After all, only about 13% of Afghans live in Kabul in 2021. Another 12% of Afghans live in other cities. So with the Taliban in power, the remaining three quarters of women will not have to wear the hijab at all. After all, they have never taken it off.

The same goes for Sharia. Girls wearing minis on the streets of Kabul “before the Taliban” are just 2% of the country’s population. Those Kabul “Europeans”, who then desperately clung to the wheels of American planes flying away, were strangers to the great mass of Afghan peasants. Therefore, the American occupation, which tried to impose an alien civilisation on the country by force of arms, could not end otherwise than with the victory of the Taliban.

The Taliban was armed by America

After the overthrow of Najibullah in 1992, Afghanistan experienced a brutal civil war in which drug lords vied for power and committed all manner of atrocities against the Afghan people,” writes University of Ottawa professor Paul Robinson. – When the Taliban emerged offering brutal but incorruptible justice, many Afghans breathed a sigh of relief and gave them their support.

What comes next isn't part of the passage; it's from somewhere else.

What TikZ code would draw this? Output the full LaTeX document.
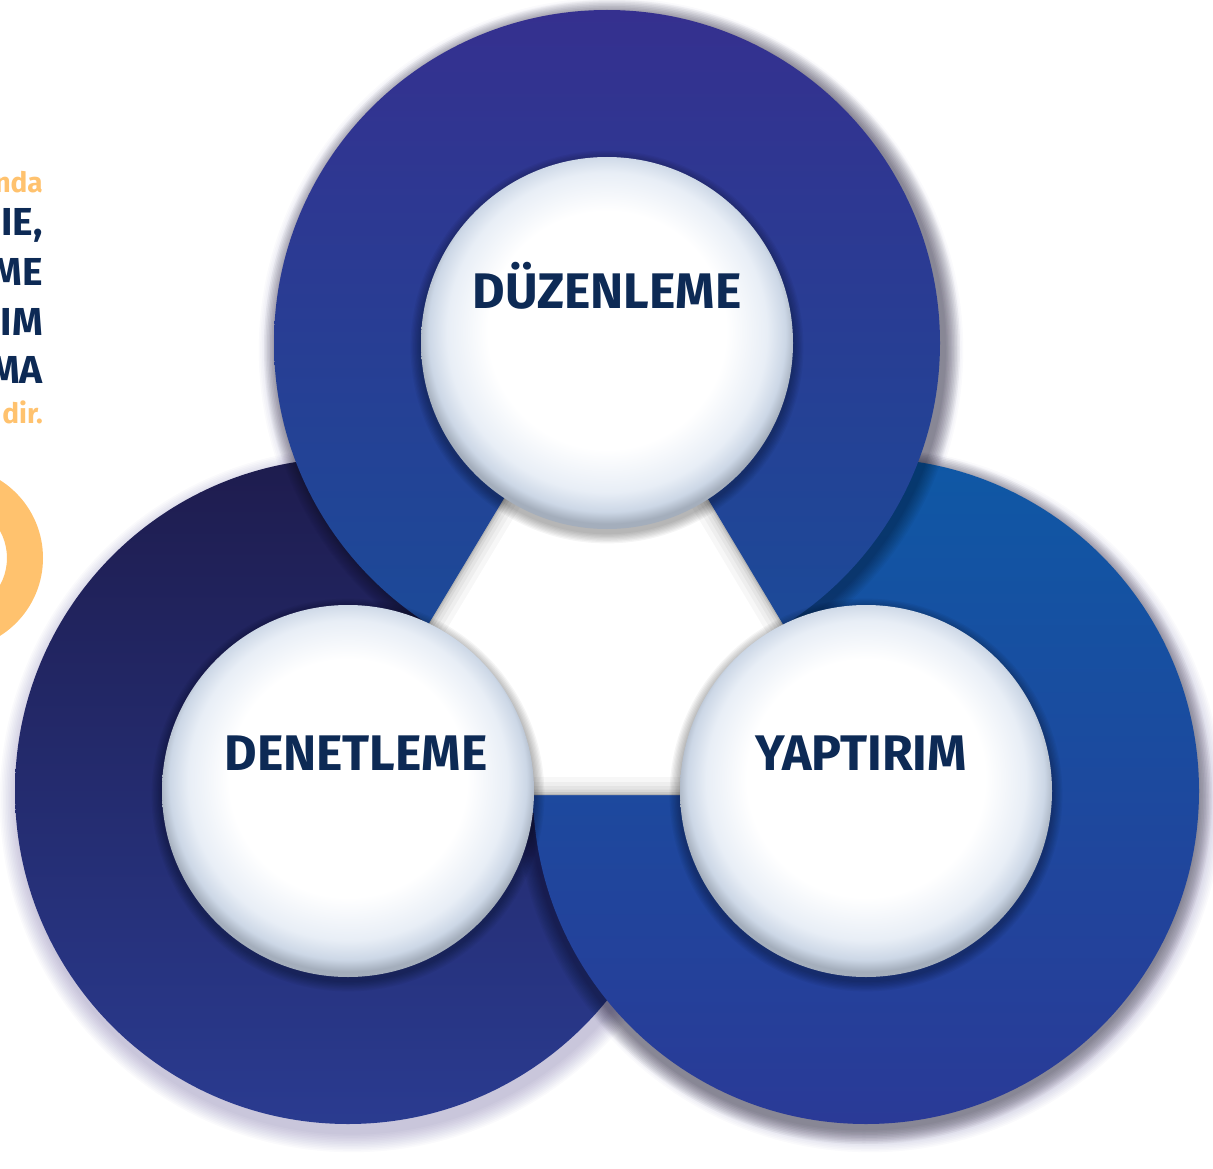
\documentclass[tikz,border=0pt]{standalone}
\usepackage{fontspec}
\setmainfont{Fira Sans}
\definecolor{navy}{HTML}{0D2A55}
\definecolor{orng}{HTML}{FFC26E}
\definecolor{topA}{HTML}{35308F}
\definecolor{topB}{HTML}{1A4C99}
\definecolor{leftA}{HTML}{1E1C4E}
\definecolor{leftB}{HTML}{2A3B90}
\definecolor{rightA}{HTML}{0F58A5}
\definecolor{rightB}{HTML}{2A3A97}
\definecolor{shadowc}{HTML}{3A2C80}
\definecolor{innerA}{HTML}{E8EEF6}
\definecolor{innerB}{HTML}{CCD7E6}
\definecolor{innerC}{HTML}{A4AEBC}
\pgfdeclareradialshading{innerdisc}{\pgfpoint{0bp}{2.5bp}}{color(0bp)=(white); color(16bp)=(white); color(21.5bp)=(innerA); color(24bp)=(innerB); color(25.5bp)=(innerC); color(50bp)=(innerC)}
\tikzset{
  ring/.style={circle, inner sep=0pt, outer sep=0pt, minimum size=666pt},
  hole/.style={circle, inner sep=0pt, outer sep=0pt, minimum size=372pt, shading=innerdisc},
  lbl/.style={font=\fontsize{50}{60}\selectfont\bfseries, text=navy, inner sep=0pt, anchor=base},
  sidetxt/.style={font=\fontsize{39}{42}\selectfont\bfseries, text=navy, inner sep=0pt, anchor=base east},
  sideorg/.style={font=\fontsize{28}{30}\selectfont\bfseries, text=orng, inner sep=0pt, anchor=base east}
}
\begin{document}
\begin{tikzpicture}[x=1pt,y=-1pt]
\useasboundingbox (0,0) rectangle (1213,1169);
\clip (0,0) rectangle (1213,1169);
\fill[white] (0,0) rectangle (1213,1169);

% side fragments
\node[sideorg] (s1) at (43,193) {nda};
\node[sidetxt] (s2) at (43,236) {IE,};
\node[sidetxt] (s3) at (43,285) {ME};
\node[sidetxt] (s4) at (43,335) {IM};
\node[sidetxt] (s5) at (43,383) {MA};
\node[sideorg] (s6) at (43,423) {dir.};
\fill[orng, even odd rule] (-49,558) circle[radius=92pt] circle[radius=56pt];

% outer soft shadows
\foreach \i in {1,...,12}{
  \fill[shadowc, opacity=0.022] (352,800) circle[radius=333pt+\i*1.6pt];
  \fill[shadowc, opacity=0.022] (870,800) circle[radius=333pt+\i*1.6pt];
  \fill[shadowc, opacity=0.022] (611,350) circle[radius=333pt+\i*1.6pt];
}

% left ring
\node[ring, top color=leftA, bottom color=leftB] (lring) at (348,791) {};
% shadow of right ring on left ring
\foreach \i in {1,...,10}{
  \fill[black, opacity=0.035] (864,796) circle[radius=333pt+\i*1.5pt];
}
\node[ring, top color=rightA, bottom color=rightB] (rring) at (866,791) {};
% shadow of top ring
\foreach \i in {1,...,10}{
  \fill[black, opacity=0.035] (612,348) circle[radius=333pt+\i*1.5pt];
}
\node[ring, top color=topA, bottom color=topB] (tring) at (607,343) {};

% central white triangle with inner shadow
\coordinate (t1) at (606,329);
\coordinate (t2) at (326,795);
\coordinate (t3) at (885,795);
\fill[white] (t1) -- (t2) -- (t3) -- cycle;
\begin{scope}
  \clip (t1) -- (t2) -- (t3) -- cycle;
  \foreach \w/\o in {36/0.03, 26/0.035, 18/0.04, 11/0.05, 6/0.07, 2/0.1}{
    \draw[black, opacity=\o, line width=\w pt, line join=miter] (t1) -- (t2) -- (t3) -- cycle;
  }
\end{scope}

% shadows of inner discs
\foreach \c in {(607,347),(348,795),(866,795)}{
  \foreach \i in {1,...,8}{
    \fill[black, opacity=0.04] \c circle[radius=186pt+\i*1.3pt];
  }
}

% inner discs
\node[hole] (thole) at (607,343) {};
\node[hole] (lhole) at (348,791) {};
\node[hole] (rhole) at (866,791) {};

% labels
\node[lbl] (tlabel) at (607,308) {DÜZENLEME};
\node[lbl] (llabel) at (356,770) {DENETLEME};
\node[lbl] (rlabel) at (861,770) {YAPTIRIM};
\end{tikzpicture}
\end{document}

Canadian General Rick Hillier became famous for calling the Taliban “disgusting murderers and scum”. “What he failed to notice was that the Taliban’s enemies were sometimes even worse. When America and its allies invaded Afghanistan, these enemies returned to their homes, this time backed by Western powers, and resumed their criminal activities. Not surprisingly, the locals were not too happy about it,” Robinson noted.

In addition, the Western powers have flooded the country with money. Pour cash into a poor country without proper controls and the consequence is massive corruption. This is exactly what happened in Afghanistan.

Not only did it delegitimise the government, but it resulted in much of the aid going into the hands of the Taliban. As John Sopko, the US official responsible for auditing US spending in Afghanistan, puts it, “The end of the US supply chain in Afghanistan is the Taliban. If you want to know who armed and paid for the Taliban, the answer is: America did it.”

“The West imagined it could win in Afghanistan by investing money and resources. But, as Napoleon observed, ‘the moral relates to the physical as three to one’. Events in Afghanistan confirm that”, –  Robinson noted.

What is the threat to Russia

Of course, the coming to power in Afghanistan of the Taliban, which is considered a terrorist organisation, poses a threat to Russia and its southern borders, and some southern republics of the former Soviet Union fear them. But it is not in the way it is commonly thought of. “The Taliban myth does not pose a threat on a global scale, but there are indications that it may work on a regional level or within a particular state,” Kirill Semyonov, an expert with Al-Monitor (Washington), writes on the Russian Council on Foreign Affairs’ website.

He continues: “A far greater threat to the states of Central Asia is not the possibility of a direct invasion by the Taliban or individual, splinter, more radical elements, but the trend set in motion by the Taliban’s successes … The actions of the authorities in some Central Asian states that restrict rights and freedoms, increase repression, and initiate steps to suppress any Islamic organisations that operate from a moderate Islamic perspective, or introduce various restrictive measures relating to the prohibition of terrorism. And this will create a much broader base of its hypothetical supporters – “they will not set global objectives, but will pursue a change of power in a particular country.

The main thing is that the defeat of the U.S. in Afghanistan is, above all, a telling defeat for the globalists and the entire imperial policy of Washington, a failure of attempts to forcefully impose on the world, and in this case, on the people of just one small country, morals, customs and manners that they do not accept.

Of course, Afghanistan will change, but the creator of this change must be its own people.